Jacob Zuma is at the centre of a perfect political storm & is facing an attack both politically and legally.

President Jacob Zuma in response to the debate on the State of the Nation Address, National Assembly, Cape Town. Picture: GCIS.

CAPE TOWN - President Jacob Zuma is at the center of a perfect political storm; he is facing an attack both politically and legally today.

MPs will debate a motion of no confidence against Zuma in the National Assembly on the same day that the latest installment of the so-called "spy tapes" saga is argued in court.

Opposition parties in Parliament are expected to lay into the president over the fragile state of the economy, the battered currency and ructions at both Treasury and the South African Revenue Service.

The Democratic Alliance (DA) has appealed for a secret ballot, but there has been no response from Speaker Baleka Mbete's office.

The DA failed to get the backing of the majority of MPs for its motion of no confidence against the president last year, and the ANC is confident the same will happen this time around.

Meanwhile, the official opposition's nearly seven year legal battle challenging the National Prosecuting Authority's (NPA) decision to drop corruption charges against Zuma will be heard by a full bench of the in the High Court in Pretoria.

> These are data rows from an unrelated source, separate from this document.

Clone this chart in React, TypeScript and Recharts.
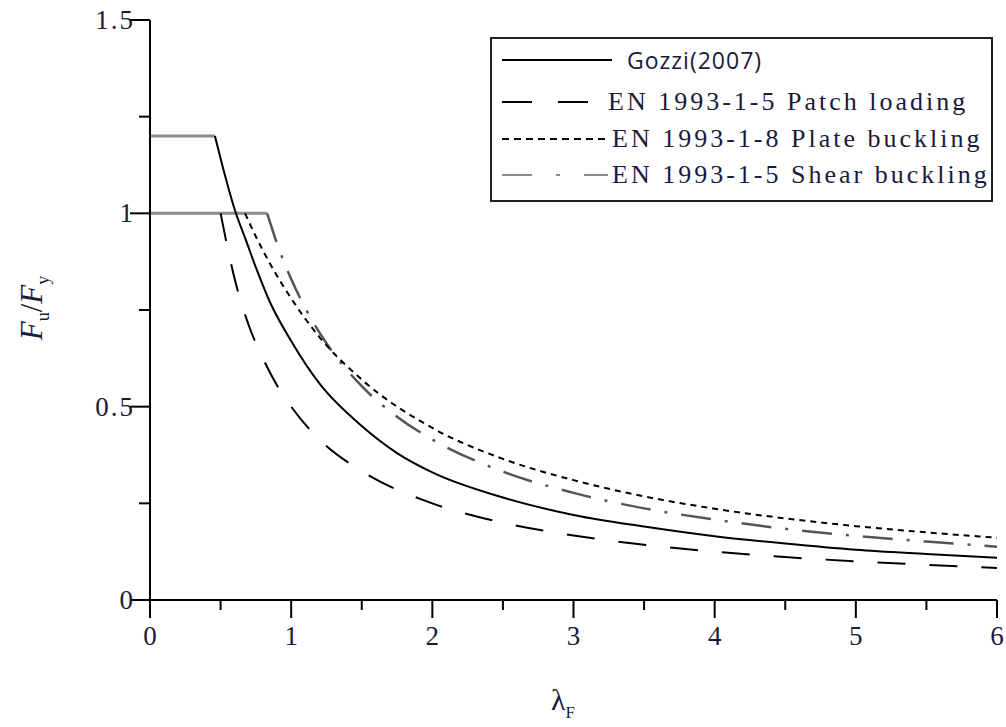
import { LineChart, Line, XAxis, YAxis, Legend } from 'recharts';

// valores (λF, Fu/Fy)
const gozziX = [0.46, 0.53, 0.6, 0.68, 0.75, 0.85, 1, 1.2, 1.5, 1.75, 2, 2.5, 3, 3.5, 4, 4.5, 5, 5.5, 6];
const gozziY = [1.2, 1.1, 1.01, 0.93, 0.86, 0.77, 0.67, 0.56, 0.45, 0.38, 0.33, 0.265, 0.22, 0.19, 0.165, 0.146, 0.13, 0.119, 0.109];

// tramos horizontales grises
const capX = [0, 0.46];
const capY = [1.2, 1.2];
const plateauX = [0, 0.83];
const plateauY = [1, 1];

const patchX = [0.5, 0.55, 0.6, 0.7, 0.8, 0.9, 1, 1.2, 1.5, 2, 2.5, 3, 3.5, 4, 4.5, 5, 5.5, 6];
const patchY = [1.0, 0.91, 0.83, 0.71, 0.625, 0.555, 0.5, 0.415, 0.333, 0.25, 0.2, 0.167, 0.143, 0.125, 0.111, 0.1, 0.091, 0.083];

const plateX = [0.673, 0.75, 0.85, 1, 1.2, 1.5, 2, 2.5, 3, 3.5, 4, 4.5, 5, 5.5, 6];
const plateY = [1.0, 0.94, 0.87, 0.78, 0.68, 0.57, 0.445, 0.365, 0.31, 0.268, 0.236, 0.211, 0.191, 0.175, 0.161];

const shearX = [0.83, 0.9, 1, 1.1, 1.25, 1.5, 1.75, 2, 2.5, 3, 3.5, 4, 4.5, 5, 5.5, 6];
const shearY = [1, 0.922, 0.83, 0.755, 0.664, 0.553, 0.474, 0.415, 0.332, 0.277, 0.237, 0.208, 0.184, 0.166, 0.151, 0.138];

const xTicks = [0, 0.5, 1, 1.5, 2, 2.5, 3, 3.5, 4, 4.5, 5, 5.5, 6];
const yTicks = [0, 0.25, 0.5, 0.75, 1, 1.25, 1.5];
const xLabels = ['0', '1', '2', '3', '4', '5', '6'];
const yLabels = ['0', '0.5', '1', '1.5'];

const legendNames = [
  'Gozzi(2007)',
  'EN 1993-1-5 Patch loading',
  'EN 1993-1-8 Plate buckling',
  'EN 1993-1-5 Shear buckling',
];

const toPoints = (xs: number[], ys: number[]) => xs.map((x, i) => ({ x, y: ys[i] }));

const serif = '"Liberation Serif", "Times New Roman", serif';
const textColor = '#1a1a3a';
const gray = '#8c8c8c';

const XTick = (props: any) => {
  const { x, y, payload } = props;
  const v = payload.value;
  const major = Number.isInteger(v);
  const label = xLabels.find((l) => Number(l) === v);
  return (
    <g>
      <line x1={x} x2={x} y1={y} y2={y + (major ? 18 : 10)} stroke="#000" strokeWidth={2} />
      {label !== undefined && (
        <text x={x} y={y + 45} textAnchor="middle" fontFamily={serif} fontSize={27} fill={textColor}>
          {label}
        </text>
      )}
    </g>
  );
};

const YTick = (props: any) => {
  const { x, y, payload } = props;
  const v = payload.value;
  const major = v * 2 === Math.round(v * 2);
  const label = yLabels.find((l) => Number(l) === v);
  return (
    <g>
      <line x1={x - (major ? 20 : 11)} x2={x} y1={y} y2={y} stroke="#000" strokeWidth={2} />
      {label !== undefined && (
        <text x={x - 15} y={y + 9} textAnchor="end" fontFamily={serif} fontSize={27} letterSpacing={2} fill={textColor}>
          {label}
        </text>
      )}
    </g>
  );
};

// muestras de línea en la leyenda
const legendSamples = [
  { x2: 112, stroke: '#000', dash: undefined as string | undefined, textX: 135, font: '"Open Sans", sans-serif', size: 23, spacing: 1 },
  { x2: 102, stroke: '#000', dash: '30 26', textX: 116, font: serif, size: 26, spacing: 3 },
  { x2: 106, stroke: '#000', dash: '7 5', textX: 120, font: serif, size: 26, spacing: 3 },
  { x2: 108, stroke: gray, dash: '30 24 4 24', textX: 120, font: serif, size: 26, spacing: 3 },
];
const legendRowY = [21, 63, 100, 136];

const LegendBox = () => (
  <div
    style={{
      position: 'relative',
      border: '2px solid #222',
      width: 503,
      height: 165,
      boxSizing: 'border-box',
      background: '#fff',
    }}
  >
    {legendNames.map((name, i) => {
      const s = legendSamples[i];
      return (
        <div key={name} style={{ position: 'absolute', left: 0, top: legendRowY[i] - 18, height: 36, width: 500 }}>
          <svg width={124} height={36} style={{ position: 'absolute', left: 8, top: 0 }}>
            <line x1={2} x2={s.x2} y1={18} y2={18} stroke={s.stroke} strokeWidth={2} strokeDasharray={s.dash} />
          </svg>
          <span
            style={{
              position: 'absolute',
              left: s.textX,
              top: 0,
              lineHeight: '36px',
              fontFamily: s.font,
              fontSize: s.size,
              letterSpacing: s.spacing,
              color: textColor,
              whiteSpace: 'nowrap',
            }}
          >
            {name}
          </span>
        </div>
      );
    })}
  </div>
);

const YLabel = () => (
  <text x={0} y={0} transform="translate(42, 308) rotate(-90)" textAnchor="middle" fontFamily={serif} fontSize={31} fill={textColor}>
    <tspan fontStyle="italic">F</tspan>
    <tspan fontSize={18} dy={7}>u</tspan>
    <tspan dy={-7}>/</tspan>
    <tspan fontStyle="italic">F</tspan>
    <tspan fontSize={18} dy={7}>y</tspan>
  </text>
);

const XLabel = () => (
  <text x={563} y={710} textAnchor="middle" fontFamily={serif} fontSize={30} fill={textColor}>
    λ<tspan fontSize={17} dy={8}>F</tspan>
  </text>
);

export default function App() {
  return (
    <div style={{ position: 'absolute', left: 0, top: 0, width: 1006, height: 727, background: '#fff' }}>
      <LineChart width={1006} height={727} margin={{ top: 20, right: 9, left: 0, bottom: 0 }}>
        <XAxis
          type="number"
          dataKey="x"
          domain={[0, 6]}
          ticks={xTicks}
          interval={0}
          height={127}
          tickSize={0}
          tickMargin={0}
          tickLine={false}
          tick={<XTick />}
          axisLine={{ stroke: '#000', strokeWidth: 2 }}
          label={{ content: () => <XLabel /> }}
          allowDataOverflow
        />
        <YAxis
          type="number"
          dataKey="y"
          domain={[0, 1.5]}
          ticks={yTicks}
          interval={0}
          width={150}
          tickSize={0}
          tickMargin={0}
          tickLine={false}
          tick={<YTick />}
          axisLine={{ stroke: '#000', strokeWidth: 2 }}
          label={{ content: () => <YLabel /> }}
          allowDataOverflow
        />
        <Legend
          layout="horizontal"
          verticalAlign="middle"
          content={() => <LegendBox />}
          wrapperStyle={{ position: 'absolute', left: 490, top: 37, width: 503, height: 165 }}
        />
        <Line
          data={toPoints(capX, capY)}
          dataKey="y"
          stroke={gray}
          strokeWidth={3}
          dot={false}
          legendType="none"
          isAnimationActive={false}
        />
        <Line
          data={toPoints(plateauX, plateauY)}
          dataKey="y"
          stroke={gray}
          strokeWidth={3}
          dot={false}
          legendType="none"
          isAnimationActive={false}
        />
        <Line
          data={toPoints(shearX, shearY)}
          dataKey="y"
          type="monotone"
          stroke="#555"
          strokeWidth={2.5}
          strokeDasharray="30 14 3 14"
          dot={false}
          isAnimationActive={false}
          name={legendNames[3]}
        />
        <Line
          data={toPoints(patchX, patchY)}
          dataKey="y"
          type="monotone"
          stroke="#000"
          strokeWidth={2}
          strokeDasharray="28 24"
          dot={false}
          isAnimationActive={false}
          name={legendNames[1]}
        />
        <Line
          data={toPoints(plateX, plateY)}
          dataKey="y"
          type="monotone"
          stroke="#000"
          strokeWidth={2}
          strokeDasharray="6 5"
          dot={false}
          isAnimationActive={false}
          name={legendNames[2]}
        />
        <Line
          data={toPoints(gozziX, gozziY)}
          dataKey="y"
          type="monotone"
          stroke="#000"
          strokeWidth={2}
          dot={false}
          isAnimationActive={false}
          name={legendNames[0]}
        />
      </LineChart>
    </div>
  );
}
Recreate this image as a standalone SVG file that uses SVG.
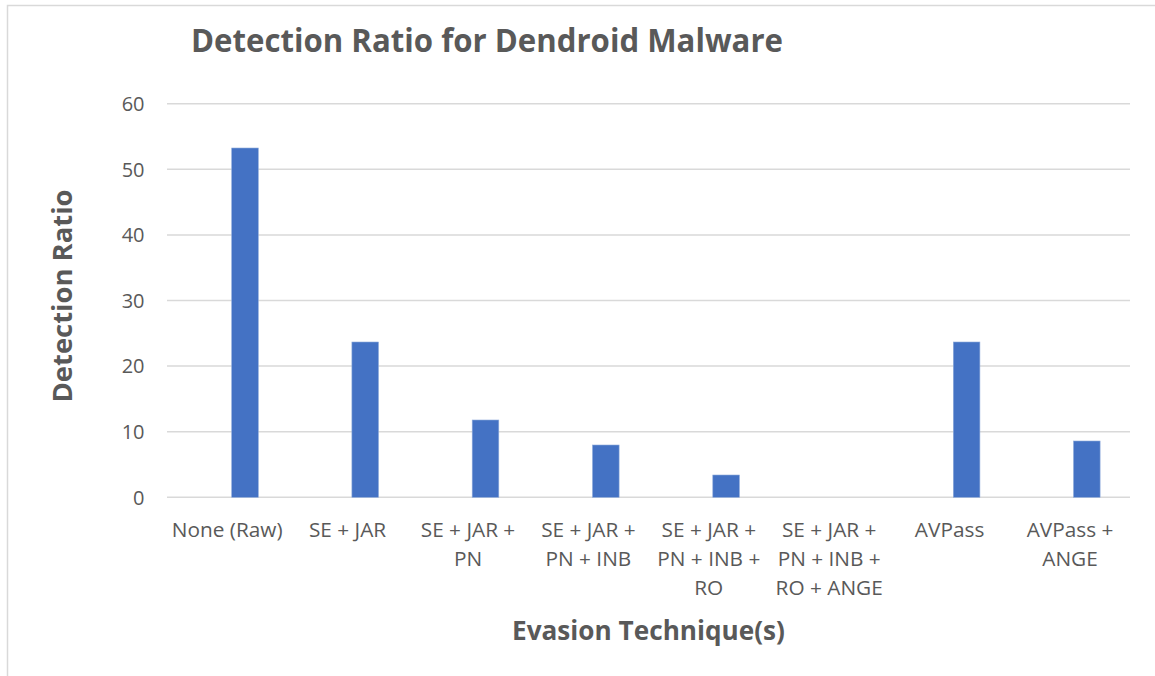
<svg xmlns="http://www.w3.org/2000/svg" width="1155" height="676" viewBox="0 0 1155 676">
  <style>
    .frame { stroke: #d9d9d9; stroke-width: 1.5; fill: none; }
    .grid { stroke: #d9d9d9; stroke-width: 1.5; }
    .bar { fill: #4472c4; stroke: #8eaadb; stroke-width: 0.6; }
    .tick { font-family: "Open Sans", "Liberation Sans", sans-serif; font-size: 20px; fill: #595959; }
    .ylab { text-anchor: end; }
    .xlab { text-anchor: middle; font-size: 20.8px; }
    .title { font-family: "Open Sans", "Liberation Sans", sans-serif; font-weight: bold; fill: #595959; }
  </style>

  <rect width="1155" height="676" fill="#ffffff"/>

  <!-- chart frame (top and left edges visible) -->
  <path class="frame" d="M7.5 676 V5.5 H1155"/>

  <!-- chart title -->
  <text class="title" x="191" y="51.5" font-size="32" textLength="592" lengthAdjust="spacingAndGlyphs">Detection Ratio for Dendroid Malware</text>

  <!-- horizontal gridlines, 10 units = 65.6 px, zero at y=497.3 -->
  <g id="gridlines">
    <line class="grid" x1="167" y1="103.7" x2="1130" y2="103.7"/>
    <line class="grid" x1="167" y1="169.3" x2="1130" y2="169.3"/>
    <line class="grid" x1="167" y1="234.9" x2="1130" y2="234.9"/>
    <line class="grid" x1="167" y1="300.5" x2="1130" y2="300.5"/>
    <line class="grid" x1="167" y1="366.1" x2="1130" y2="366.1"/>
    <line class="grid" x1="167" y1="431.7" x2="1130" y2="431.7"/>
    <line class="grid" x1="167" y1="497.3" x2="1130" y2="497.3"/>
  </g>

  <!-- value axis labels -->
  <g id="y-axis">
    <text class="tick ylab" x="144.5" y="111">60</text>
    <text class="tick ylab" x="144.5" y="176.6">50</text>
    <text class="tick ylab" x="144.5" y="242.2">40</text>
    <text class="tick ylab" x="144.5" y="307.8">30</text>
    <text class="tick ylab" x="144.5" y="373.4">20</text>
    <text class="tick ylab" x="144.5" y="439">10</text>
    <text class="tick ylab" x="144.5" y="504.6">0</text>
  </g>

  <text class="title" transform="translate(72 296) rotate(-90)" x="0" y="0" font-size="26.5" text-anchor="middle" textLength="213" lengthAdjust="spacingAndGlyphs">Detection Ratio</text>

  <!-- bars -->
  <g id="bar-none-raw"><rect class="bar" x="231.7" y="148" width="26.6" height="349.3"/></g>
  <g id="bar-se-jar"><rect class="bar" x="351.9" y="342" width="26.6" height="155.3"/></g>
  <g id="bar-se-jar-pn"><rect class="bar" x="472.2" y="420" width="26.6" height="77.3"/></g>
  <g id="bar-se-jar-pn-inb"><rect class="bar" x="592.5" y="445" width="26.6" height="52.3"/></g>
  <g id="bar-se-jar-pn-inb-ro"><rect class="bar" x="712.8" y="475" width="26.6" height="22.3"/></g>
  <g id="bar-avpass"><rect class="bar" x="953.3" y="342" width="26.6" height="155.3"/></g>
  <g id="bar-avpass-ange"><rect class="bar" x="1073.5" y="441" width="26.6" height="56.3"/></g>

  <!-- category labels -->
  <g id="x-axis">
    <text class="tick xlab" x="227.2" y="536.5">None (Raw)</text>
    <text class="tick xlab" x="347.6" y="536.5">SE + JAR</text>
    <text class="tick xlab" x="468" y="536.5">SE + JAR +<tspan x="468" dy="29">PN</tspan></text>
    <text class="tick xlab" x="588.4" y="536.5">SE + JAR +<tspan x="588.4" dy="29">PN + INB</tspan></text>
    <text class="tick xlab" x="708.8" y="536.5">SE + JAR +<tspan x="708.8" dy="29">PN + INB +</tspan><tspan x="708.8" dy="29">RO</tspan></text>
    <text class="tick xlab" x="829.2" y="536.5">SE + JAR +<tspan x="829.2" dy="29">PN + INB +</tspan><tspan x="829.2" dy="29">RO + ANGE</tspan></text>
    <text class="tick xlab" x="949.6" y="536.5">AVPass</text>
    <text class="tick xlab" x="1070" y="536.5">AVPass +<tspan x="1070" dy="29">ANGE</tspan></text>
  </g>

  <text class="title" x="648.5" y="639.5" font-size="26.5" text-anchor="middle" textLength="273" lengthAdjust="spacingAndGlyphs">Evasion Technique(s)</text>
</svg>
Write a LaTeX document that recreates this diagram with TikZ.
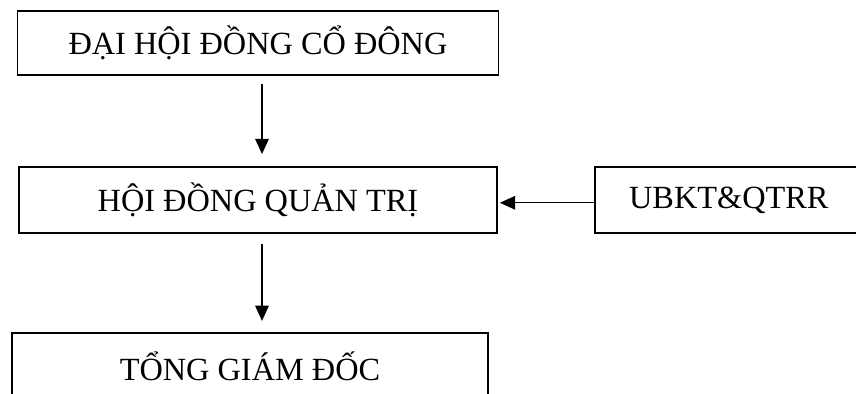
\documentclass[tikz,border=0pt]{standalone}
\usepackage{fontspec}
\setmainfont{Liberation Serif}
\usetikzlibrary{arrows.meta}

\tikzset{
	khoi/.style={draw, line width=1.3pt, inner sep=0pt, minimum height=1.65cm, font=\fontsize{23}{27}\selectfont},
	mui/.style={line width=0.9pt, -{Triangle[length=3.8mm,width=3.4mm]}}
}

\begin{document}
\begin{tikzpicture}
			%%%%% START %%%%%
			\clip (0, 0) rectangle (21.4, 9.85);
			
			\node[khoi, minimum width=12.025cm, minimum height=1.6cm] (dhdcd) at (6.45, 8.775) {ĐẠI HỘI ĐỒNG CỔ ĐÔNG};
			\node[khoi, minimum width=11.95cm] (hdqt) at (6.45, 4.85) {HỘI ĐỒNG QUẢN TRỊ};
			\node[khoi, minimum width=6.7cm] (ubkt) at (18.22, 4.85) {UBKT\&QTRR};
			\node[khoi, minimum width=11.9cm] (tgd) at (6.25, 0.7) {TỔNG GIÁM ĐỐC};
			
			\draw[mui, shorten <=0.2cm, shorten >=0.3cm] ([xshift=0.1cm]dhdcd.south) -- ([xshift=0.1cm]dhdcd.south |- hdqt.north);
			\draw[mui, shorten <=0.25cm, shorten >=0.28cm] ([xshift=0.1cm]hdqt.south) -- ([xshift=0.1cm]hdqt.south |- tgd.north);
			\draw[mui, shorten >=0.05cm] ([yshift=-0.07cm]ubkt.west) -- ([yshift=-0.07cm]hdqt.east);
			%%%%% END %%%%%
\end{tikzpicture}
\end{document}
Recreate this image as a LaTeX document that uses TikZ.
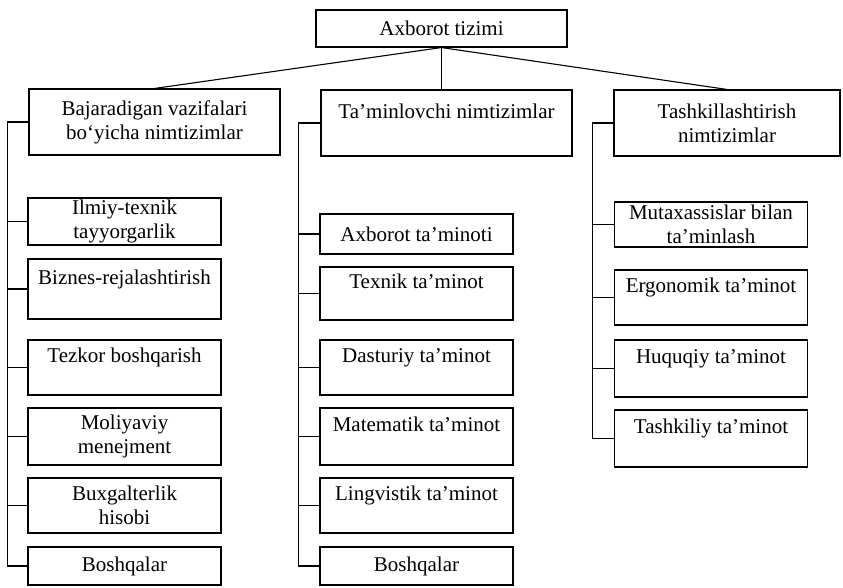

The DA went to court after former acting NPA boss Mokotedi Mpshe dropped the charges because of political interference in the timing of Zuma's prosecution.

The party will argue that Mpshe's decision was irrational, invalid and should be set aside.

To get to this point, the DA had to fight for the release of recorded telephone conversations that allegedly showed political interference in the prosecutorial process.

In 2014, after four years of legal wrangling, the DA was handed the so called "spy tapes" and the NPA's record of decision.